First-century Nazareth was a small Jewish settlement with no more than two to four hundred inhabitants. Like the rest of Galilee, which lay relatively uninhabited until the Late Hellenistic Period, Jews settled it under Hasmonean
expansionist policies.
[520]
 

We can now affirm that the settlement of Nazareth was much later than the period of the Hasmoneans. It was indeed Jews who settled the basin, but they did so towards the end of the first century of our era, following the momentous cataclysm of the First Jewish War.

Chapter Five

 

Gospel Legends

 

 

The location and size of the ancient village

 

Competing  literary traditions

The traditional view regarding the location of Nazareth in Jesus’ day rests on three fundamental errors: (1) that habitations existed on the hillside known today as the Nebi Sa‘in; (2) that one of those habitations, now under Church of the Annunciation, was the maiden home of the Virgin Mary; and (3) that the residential portion of the village lay higher up the slope.

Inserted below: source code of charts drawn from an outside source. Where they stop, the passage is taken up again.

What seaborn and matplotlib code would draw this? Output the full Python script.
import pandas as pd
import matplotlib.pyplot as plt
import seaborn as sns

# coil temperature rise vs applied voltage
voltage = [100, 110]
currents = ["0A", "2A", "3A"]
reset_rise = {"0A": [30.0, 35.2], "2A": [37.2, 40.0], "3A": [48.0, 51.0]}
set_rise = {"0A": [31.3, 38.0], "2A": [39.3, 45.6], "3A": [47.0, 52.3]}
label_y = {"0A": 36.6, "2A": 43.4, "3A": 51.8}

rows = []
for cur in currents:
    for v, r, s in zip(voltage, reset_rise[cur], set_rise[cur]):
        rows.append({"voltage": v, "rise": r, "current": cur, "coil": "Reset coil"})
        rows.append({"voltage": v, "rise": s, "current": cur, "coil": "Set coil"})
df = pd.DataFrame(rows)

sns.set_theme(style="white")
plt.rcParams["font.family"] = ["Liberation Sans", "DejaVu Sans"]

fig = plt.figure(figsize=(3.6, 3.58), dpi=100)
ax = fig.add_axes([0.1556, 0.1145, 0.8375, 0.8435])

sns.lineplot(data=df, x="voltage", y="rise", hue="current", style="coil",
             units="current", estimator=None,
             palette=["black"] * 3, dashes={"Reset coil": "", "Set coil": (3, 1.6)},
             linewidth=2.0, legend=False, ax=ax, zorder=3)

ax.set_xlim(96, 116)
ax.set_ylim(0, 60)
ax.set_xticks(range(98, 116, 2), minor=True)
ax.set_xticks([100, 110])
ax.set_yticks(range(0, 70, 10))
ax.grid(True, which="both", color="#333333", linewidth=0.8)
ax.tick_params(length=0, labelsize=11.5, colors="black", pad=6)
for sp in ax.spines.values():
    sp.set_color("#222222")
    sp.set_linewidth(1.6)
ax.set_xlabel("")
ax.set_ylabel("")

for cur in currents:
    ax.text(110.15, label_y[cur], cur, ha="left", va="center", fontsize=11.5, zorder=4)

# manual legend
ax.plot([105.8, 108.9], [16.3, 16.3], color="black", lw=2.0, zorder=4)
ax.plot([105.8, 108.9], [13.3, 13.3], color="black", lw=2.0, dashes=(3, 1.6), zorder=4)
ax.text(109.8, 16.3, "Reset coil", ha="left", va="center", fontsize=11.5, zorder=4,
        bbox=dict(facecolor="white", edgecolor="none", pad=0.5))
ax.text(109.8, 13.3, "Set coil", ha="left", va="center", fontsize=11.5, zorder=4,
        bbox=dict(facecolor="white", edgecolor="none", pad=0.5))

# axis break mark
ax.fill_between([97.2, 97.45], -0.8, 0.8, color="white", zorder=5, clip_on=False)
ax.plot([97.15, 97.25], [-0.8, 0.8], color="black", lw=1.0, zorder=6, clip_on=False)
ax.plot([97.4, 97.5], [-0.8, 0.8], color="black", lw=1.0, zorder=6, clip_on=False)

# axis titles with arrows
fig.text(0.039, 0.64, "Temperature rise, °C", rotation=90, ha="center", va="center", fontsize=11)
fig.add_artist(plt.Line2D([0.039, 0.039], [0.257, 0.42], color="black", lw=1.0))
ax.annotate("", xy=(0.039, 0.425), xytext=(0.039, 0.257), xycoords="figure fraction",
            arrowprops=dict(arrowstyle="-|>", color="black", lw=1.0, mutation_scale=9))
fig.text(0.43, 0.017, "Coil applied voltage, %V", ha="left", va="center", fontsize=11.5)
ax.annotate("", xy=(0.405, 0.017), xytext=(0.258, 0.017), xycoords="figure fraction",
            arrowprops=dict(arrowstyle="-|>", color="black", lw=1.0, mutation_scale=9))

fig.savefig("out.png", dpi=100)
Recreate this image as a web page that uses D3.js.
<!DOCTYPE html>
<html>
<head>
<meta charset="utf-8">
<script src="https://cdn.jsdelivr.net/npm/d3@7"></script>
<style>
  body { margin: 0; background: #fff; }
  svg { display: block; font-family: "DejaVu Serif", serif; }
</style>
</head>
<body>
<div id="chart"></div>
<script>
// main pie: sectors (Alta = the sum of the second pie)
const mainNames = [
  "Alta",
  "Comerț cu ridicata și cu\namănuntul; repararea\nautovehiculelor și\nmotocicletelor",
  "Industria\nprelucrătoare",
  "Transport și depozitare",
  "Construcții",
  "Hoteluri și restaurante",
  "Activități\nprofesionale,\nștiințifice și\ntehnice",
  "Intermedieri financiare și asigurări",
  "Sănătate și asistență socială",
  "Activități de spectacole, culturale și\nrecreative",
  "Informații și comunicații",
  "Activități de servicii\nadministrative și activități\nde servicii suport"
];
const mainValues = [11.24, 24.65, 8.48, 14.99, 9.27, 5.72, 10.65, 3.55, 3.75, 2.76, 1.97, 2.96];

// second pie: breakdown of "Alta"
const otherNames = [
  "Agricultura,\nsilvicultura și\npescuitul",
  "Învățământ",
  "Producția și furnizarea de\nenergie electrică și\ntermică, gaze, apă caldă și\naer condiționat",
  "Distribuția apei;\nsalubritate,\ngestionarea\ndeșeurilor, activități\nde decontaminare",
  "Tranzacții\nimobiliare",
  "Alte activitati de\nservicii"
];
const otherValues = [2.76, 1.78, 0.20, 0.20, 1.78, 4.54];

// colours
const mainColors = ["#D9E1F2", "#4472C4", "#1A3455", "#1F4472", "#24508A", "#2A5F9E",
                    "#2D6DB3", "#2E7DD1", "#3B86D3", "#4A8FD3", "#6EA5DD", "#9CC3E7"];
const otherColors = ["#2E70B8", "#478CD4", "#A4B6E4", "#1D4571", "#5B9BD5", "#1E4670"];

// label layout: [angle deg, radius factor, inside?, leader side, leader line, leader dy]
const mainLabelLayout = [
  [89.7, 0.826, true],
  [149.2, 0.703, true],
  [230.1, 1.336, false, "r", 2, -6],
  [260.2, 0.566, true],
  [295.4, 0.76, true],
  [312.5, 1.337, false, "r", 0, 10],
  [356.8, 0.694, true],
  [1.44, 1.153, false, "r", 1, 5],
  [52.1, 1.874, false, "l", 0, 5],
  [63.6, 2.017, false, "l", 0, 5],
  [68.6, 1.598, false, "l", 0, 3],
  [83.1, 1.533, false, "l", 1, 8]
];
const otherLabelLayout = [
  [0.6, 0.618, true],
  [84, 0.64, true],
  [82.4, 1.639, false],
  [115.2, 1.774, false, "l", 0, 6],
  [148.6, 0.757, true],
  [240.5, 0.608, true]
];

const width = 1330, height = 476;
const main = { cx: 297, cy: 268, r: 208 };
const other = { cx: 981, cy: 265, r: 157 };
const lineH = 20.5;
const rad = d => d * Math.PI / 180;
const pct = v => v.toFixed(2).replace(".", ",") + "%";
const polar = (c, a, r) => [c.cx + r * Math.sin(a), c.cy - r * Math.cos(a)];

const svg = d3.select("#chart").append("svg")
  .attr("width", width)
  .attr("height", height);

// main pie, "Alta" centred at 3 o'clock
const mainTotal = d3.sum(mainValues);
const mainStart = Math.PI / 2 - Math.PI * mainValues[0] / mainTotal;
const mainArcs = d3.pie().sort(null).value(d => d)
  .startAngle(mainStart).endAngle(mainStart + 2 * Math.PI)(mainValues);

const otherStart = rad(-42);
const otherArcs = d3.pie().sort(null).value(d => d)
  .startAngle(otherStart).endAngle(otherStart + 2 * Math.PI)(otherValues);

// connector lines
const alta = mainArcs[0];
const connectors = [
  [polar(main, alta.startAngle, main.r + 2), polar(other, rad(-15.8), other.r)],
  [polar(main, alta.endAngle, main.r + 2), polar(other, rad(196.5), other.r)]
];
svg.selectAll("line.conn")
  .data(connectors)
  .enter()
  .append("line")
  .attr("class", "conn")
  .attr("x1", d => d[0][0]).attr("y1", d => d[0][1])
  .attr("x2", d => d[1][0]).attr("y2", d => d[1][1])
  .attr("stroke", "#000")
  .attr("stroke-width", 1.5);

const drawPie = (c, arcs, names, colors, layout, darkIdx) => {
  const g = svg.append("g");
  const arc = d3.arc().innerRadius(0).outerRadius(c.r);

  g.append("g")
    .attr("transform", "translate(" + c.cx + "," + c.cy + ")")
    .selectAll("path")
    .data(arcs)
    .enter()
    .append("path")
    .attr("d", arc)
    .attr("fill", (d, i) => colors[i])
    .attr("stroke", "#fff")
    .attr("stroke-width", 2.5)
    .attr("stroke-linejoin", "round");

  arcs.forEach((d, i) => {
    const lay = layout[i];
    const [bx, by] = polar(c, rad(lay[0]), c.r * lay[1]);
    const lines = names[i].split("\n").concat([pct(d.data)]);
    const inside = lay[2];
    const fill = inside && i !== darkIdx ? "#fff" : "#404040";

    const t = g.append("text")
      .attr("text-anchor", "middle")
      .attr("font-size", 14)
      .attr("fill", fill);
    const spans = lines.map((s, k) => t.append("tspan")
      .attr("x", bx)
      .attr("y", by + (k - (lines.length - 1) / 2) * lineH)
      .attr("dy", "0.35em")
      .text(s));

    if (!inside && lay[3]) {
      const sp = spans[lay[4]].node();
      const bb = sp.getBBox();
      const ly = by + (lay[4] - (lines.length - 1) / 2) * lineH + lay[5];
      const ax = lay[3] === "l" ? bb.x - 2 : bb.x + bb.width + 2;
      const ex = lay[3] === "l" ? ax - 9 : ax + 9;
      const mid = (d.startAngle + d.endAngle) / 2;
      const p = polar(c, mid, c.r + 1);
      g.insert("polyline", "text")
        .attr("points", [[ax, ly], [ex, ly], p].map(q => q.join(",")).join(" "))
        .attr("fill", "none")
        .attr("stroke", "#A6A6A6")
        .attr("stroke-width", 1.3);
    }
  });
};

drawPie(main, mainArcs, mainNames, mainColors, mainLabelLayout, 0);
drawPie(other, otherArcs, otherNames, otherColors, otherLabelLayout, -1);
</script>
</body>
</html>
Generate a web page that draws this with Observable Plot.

All these beliefs are ancient, and they ultimately stem from the localization of Mary’s dwelling in the present venerated area, which measures approximately 100 by 60 m. As early as IV CE the spot was marked by a small Christian edifice.
[521]
The Roman Catholic Church has maintained that tradition ever since. We may ask: why was this inauspicious site identified with Mary’s maiden dwelling? The area, after all, was hardly appropriate for dwellings until modern times, being rocky, cavernous, and sloping (see below).
[522]

In answer to that question, we note that the first Christian pilgrims to Nazareth apparently associated the humble dwelling of Mary with a cave, of which there are many on the hillside.
[523]
We should not demand logic from such associations, which derive from piety and thrive largely outside the realm of reason. Perhaps, in locating Mary’s dwelling in a cave (or contiguous to one), the original tradition conflated her dwelling with the nativity scene in the cave of Bethlehem (Lk 2:7
ff
). Both have merged in the pilgrim’s mind, as in this Medieval account:

 
Then we went to Nazareth… There beside the city is the site of the Annunciation, and this is an underground cave, which is very like that of Bethlehem
where Christ was born…
[524]
 

In pious traditions such a conflation of elements is not rare. For example, today the Christmas story juxtaposes Matthew’s magi and Luke’s shepherds. In choosing a cave for the Annunciation, the early pilgrims were perhaps also influenced by the humility of Mary, for which the simple setting of a cave is uniquely appropriate. In any case, today the alleged domicile of Mary lies in the “venerated grotto,” at the lowest level of the Church of the Annunciation (CA). At the mouth of that cave is a modest area measuring 5×10 m known as the Chapel of the Angel. There the angel Gabriel spoke to the virgin.